Let me make two things clear: "Buying the Night Flight" is a good autobiography, and it is also the account of a woman's amazing career as a trailblazer in the field of journalism.
Geyer was truly a pioneer and a real lady. As a female foreign correspondent, something of a rarity back in the old days, she had to overcome a lot of obstacles. Not only was she not as respected as her male counterparts in her profession, she was also in a line of work that's very physically and mentally demanding for a woman. What's more, as one of the first female foreign correspondents, Geyer really had no one to look up to or to learn from. She had to make up a lot of her own rules as she went along. But as she marches into uncharted territories, whether it's the deep Columbian jungles ruled by the rebels, or a hostage crisis in Egypt, she proves to us time and time again in this book that not only did she succeeded in surviving each assignment with the most fascinating stories and interviews, what's more, she's always done it with class and stylish prose.

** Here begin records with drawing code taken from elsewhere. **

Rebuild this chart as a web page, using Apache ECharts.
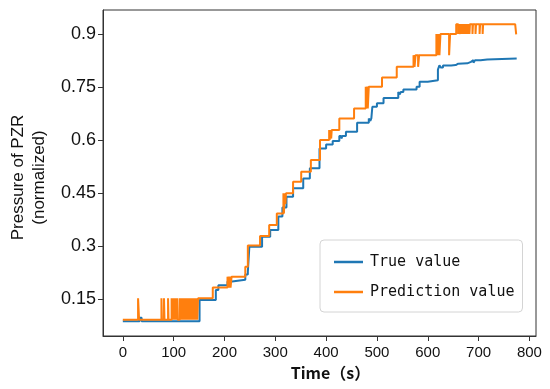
<!DOCTYPE html>
<html>
<head>
<meta charset="utf-8">
<script src="https://cdn.jsdelivr.net/npm/echarts@6/dist/echarts.min.js"></script>
<style>
html,body{margin:0;padding:0;background:#fff;}
#chart{width:550px;height:389px;}
</style>
</head>
<body>
<div id="chart"></div>
<script>
// ---- data ----
const xTicks = [0, 100, 200, 300, 400, 500, 600, 700, 800];
const yTicks = [0.15, 0.3, 0.45, 0.6, 0.75, 0.9];
const yTickLabels = ['0.15', '0.3', '0.45', '0.6', '0.75', '0.9'];
const seriesNames = ['True value', 'Prediction value'];

// True value: breakpoints (time, value), held until next breakpoint
const trueT = [0, 33, 37, 151, 183, 188, 206, 215, 241, 246, 249, 274, 290, 306, 314, 322, 335, 355, 368, 387, 400, 413, 426, 430, 432, 439, 461, 484, 487, 489, 491, 500, 513, 542, 545, 547, 552, 578, 584, 600, 620, 623, 626, 630, 646, 655, 660, 663, 678, 685, 690, 693, 704, 717, 775];
const trueV = [0.088, 0.098, 0.088, 0.148, 0.176, 0.19, 0.2, 0.205, 0.22, 0.228, 0.299, 0.327, 0.346, 0.384, 0.41, 0.44, 0.464, 0.492, 0.521, 0.577, 0.588, 0.598, 0.612, 0.605, 0.612, 0.624, 0.65, 0.662, 0.655, 0.662, 0.695, 0.705, 0.72, 0.737, 0.73, 0.737, 0.744, 0.752, 0.766, 0.77, 0.80, 0.812, 0.806, 0.812, 0.813, 0.817, 0.812, 0.818, 0.822, 0.827, 0.82, 0.827, 0.829, 0.832, 0.832];

// Prediction value: breakpoints (time, value)
const predT = [0, 30, 32, 76, 77, 81, 82, 89, 90, 96, 97, 100, 101, 103, 104, 107, 108,
  112, 113.5, 115, 116.5, 118, 119.5, 121, 122.5, 124, 125.5, 127, 128.5, 130, 131.5, 133, 134.5, 136, 137.5, 139, 140.5, 142, 143.5, 145, 146.5, 148,
  177, 206, 208, 210, 212, 214, 216, 241, 246, 270, 288, 303, 316, 317, 318.5, 320, 321, 335, 351, 370, 388, 406, 407, 408.5, 410, 411, 426, 455, 478, 479, 481, 482, 484, 510, 539, 572, 574, 576, 581, 583, 617, 619, 621, 623, 625, 642, 644,
  656, 660, 661, 664, 665, 667, 668, 670, 671, 673, 674, 676, 677, 679, 680, 682, 683, 688, 689, 694, 695, 702, 703, 708, 709, 772, 774];
const predV = [0.092, 0.153, 0.092, 0.153, 0.092, 0.153, 0.092, 0.153, 0.092, 0.153, 0.092, 0.153, 0.092, 0.153, 0.092, 0.153, 0.092,
  0.153, 0.092, 0.153, 0.092, 0.153, 0.092, 0.153, 0.092, 0.153, 0.092, 0.153, 0.092, 0.153, 0.092, 0.153, 0.092, 0.153, 0.092, 0.153, 0.092, 0.153, 0.092, 0.153, 0.092, 0.153,
  0.183, 0.214, 0.183, 0.214, 0.183, 0.214, 0.214, 0.242, 0.302, 0.329, 0.36, 0.393, 0.45, 0.393, 0.45, 0.42, 0.45, 0.483, 0.511, 0.544, 0.601, 0.629, 0.601, 0.629, 0.605, 0.629, 0.662, 0.69, 0.752, 0.69, 0.752, 0.69, 0.752, 0.778, 0.808, 0.841, 0.808, 0.841, 0.808, 0.841, 0.901, 0.841, 0.901, 0.841, 0.901, 0.841, 0.901,
  0.929, 0.901, 0.929, 0.901, 0.929, 0.901, 0.929, 0.901, 0.929, 0.901, 0.929, 0.901, 0.929, 0.901, 0.929, 0.901, 0.929, 0.901, 0.929, 0.901, 0.929, 0.901, 0.929, 0.901, 0.929, 0.929, 0.9];

const toPairs = (t, v) => t.map((x, i) => [x, v[i]]);

const chart = echarts.init(document.getElementById('chart'), null, {renderer: 'canvas'});
const axisColor = '#333';
chart.setOption({
  animation: false,
  backgroundColor: '#fff',
  grid: {left: 97, right: 14, top: 10, bottom: 53, show: true, borderColor: axisColor, borderWidth: 1, backgroundColor: 'transparent'},
  legend: {
    orient: 'vertical', left: 320, top: 240,
    padding: [13, 8, 11, 14],
    itemGap: 12, itemWidth: 29, itemHeight: 2.5,
    icon: 'rect',
    borderColor: '#d4d4d4', borderWidth: 1, borderRadius: 4,
    backgroundColor: 'rgba(255,255,255,0.85)',
    textStyle: {fontFamily: 'DejaVu Sans Mono', fontSize: 15, lineHeight: 18, color: '#111', padding: [0, 0, 0, 2]},
    data: seriesNames
  },
  xAxis: {
    type: 'value', min: -39, max: 813,
    splitLine: {show: false},
    axisLine: {show: true, onZero: false, lineStyle: {color: axisColor, width: 1}},
    axisTick: {show: true, customValues: xTicks, length: 5, lineStyle: {color: axisColor}},
    axisLabel: {customValues: xTicks, margin: 9, fontFamily: 'Liberation Sans', fontSize: 15, color: '#111'},
    name: 'Time（s）', nameLocation: 'middle', nameGap: 26,
    nameTextStyle: {fontFamily: 'Noto Sans CJK SC', fontWeight: 'bold', fontSize: 16, color: '#111', padding: [0, 0, 0, 22]}
  },
  yAxis: {
    type: 'value', min: 0.046, max: 0.969,
    splitLine: {show: false},
    axisLine: {show: true, onZero: false, lineStyle: {color: axisColor, width: 1}},
    axisTick: {show: true, customValues: yTicks, length: 5, lineStyle: {color: axisColor}},
    axisLabel: {customValues: yTicks, margin: 7, fontFamily: 'Liberation Sans', fontSize: 18, color: '#111',
      formatter: function (v) { const i = yTicks.findIndex(t => Math.abs(t - v) < 1e-6); return i >= 0 ? yTickLabels[i] : ''; }},
    name: 'Pressure of PZR\n(normalized)', nameLocation: 'middle', nameGap: 53, nameRotate: 90,
    nameTextStyle: {fontFamily: 'Liberation Sans', fontSize: 17, lineHeight: 21, color: '#111', padding: [0, 9, 0, 0]}
  },
  series: [
    {name: seriesNames[0], type: 'line', step: 'end', showSymbol: false, symbol: 'none',
     data: toPairs(trueT, trueV), itemStyle: {color: '#1f77b4'}, lineStyle: {color: '#1f77b4', width: 2}},
    {name: seriesNames[1], type: 'line', step: 'end', showSymbol: false, symbol: 'none',
     data: toPairs(predT, predV), itemStyle: {color: '#ff7f0e'}, lineStyle: {color: '#ff7f0e', width: 2}}
  ]
});
</script>
</body>
</html>
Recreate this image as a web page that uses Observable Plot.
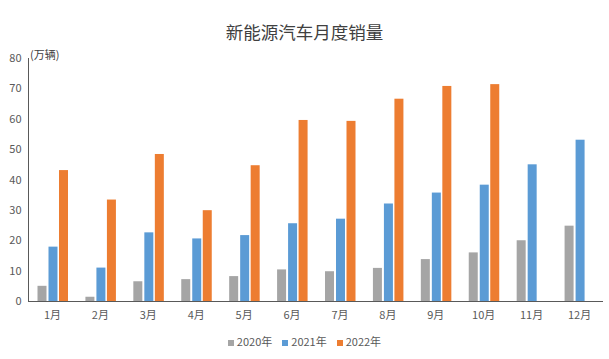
<!DOCTYPE html>
<html><head><meta charset="utf-8">
<script src="https://cdn.jsdelivr.net/npm/d3@7"></script>
<script src="https://cdn.jsdelivr.net/npm/@observablehq/plot@0.6"></script>
<style>
body{margin:0;background:#fff;font-family:"Noto Sans CJK SC",sans-serif;}
#wrap{position:relative;width:609px;height:359px;}
#title{height:48px;box-sizing:border-box;padding-top:22px;line-height:20px;text-align:center;font-size:17.5px;color:#404040;}
#unit{position:absolute;left:30px;top:46px;font-size:11px;color:#404040;}
#legend{position:absolute;left:0;top:333px;width:609px;line-height:16px;text-align:center;font-size:11px;color:#595959;}
#legend span{display:inline-block;margin:0 5px;}
#legend i{display:inline-block;width:6px;height:6px;margin-right:3px;vertical-align:0px;}
svg text{font-family:"Noto Sans CJK SC",sans-serif;}
</style></head>
<body><div id="wrap">
<div id="title">新能源汽车月度销量</div>
<div id="chart"></div>
<div id="unit">(万辆)</div>
<div id="legend"></div>
</div>
<script>
const months = ["1月","2月","3月","4月","5月","6月","7月","8月","9月","10月","11月","12月"];
const years = ["2020年","2021年","2022年"];
const colors = ["#A5A5A5","#5B9BD5","#ED7D31"];
const s2020 = [5.0, 1.4, 6.5, 7.2, 8.2, 10.4, 9.8, 10.9, 13.8, 16.0, 20.0, 24.8];
const s2021 = [17.9, 11.0, 22.6, 20.6, 21.7, 25.6, 27.1, 32.1, 35.7, 38.3, 45.0, 53.1];
const s2022 = [43.1, 33.4, 48.4, 29.9, 44.7, 59.6, 59.3, 66.6, 70.8, 71.4, null, null];
const yTicks = [0,10,20,30,40,50,60,70,80];

const series = [s2020, s2021, s2022];
const band = (609 - 28 - 6) / 12;
const barW = 9;
const offsets = [9.5, 20.5, 31];

const marks = series.map((s, k) => Plot.barY(
  months.map((m, i) => ({month: m, value: s[i]})).filter(d => d.value != null),
  {x: "month", y: "value", fill: colors[k],
   insetLeft: offsets[k], insetRight: band - offsets[k] - barW}
));

const chart = Plot.plot({
  width: 609, height: 285,
  marginLeft: 28, marginRight: 6, marginTop: 10, marginBottom: 32,
  style: {fontSize: "11px", color: "#595959", background: "#fff"},
  x: {domain: months, paddingInner: 0, paddingOuter: 0, round: false, tickSize: 0, tickPadding: 10, label: null},
  y: {domain: [0, 80], ticks: yTicks, tickSize: 0, tickPadding: 7, label: null},
  marks: [
    ...marks,
    Plot.frame({anchor: "left", stroke: "#595959"}),
    Plot.ruleY([0], {stroke: "#595959"})
  ]
});
document.getElementById("chart").appendChild(chart);

const lg = document.getElementById("legend");
years.forEach((y, k) => {
  const sp = document.createElement("span");
  sp.innerHTML = `<i style="background:${colors[k]}"></i>${y}`;
  lg.appendChild(sp);
});
</script>
</body></html>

What I loved most about this book is Geyer's unrelenting criticism and analyses on herself through each situation. Being pretty much the very first female foreign correspondent, Geyer is acutely aware of her limitations as a woman. But she had also learned that there are many advantages to being a woman, namely that women are more sensitive, and are actually able to get men to open up more. At the same time, Geyer is also honest about the sacrifices that she's had to make in her personal life in order to gain the achievements in her professional life. That's another element that makes this book a good autobiography, because it's such a truthful introspective on the author.
Geyer is also one of those journalist who has a strong moral conviction in what she does, and is not afraid to voice her own subjective opinion on each subject. She's unabashedly American, and carries that naive, moralistic optimism which is very endearing. It makes her book a very revealing read.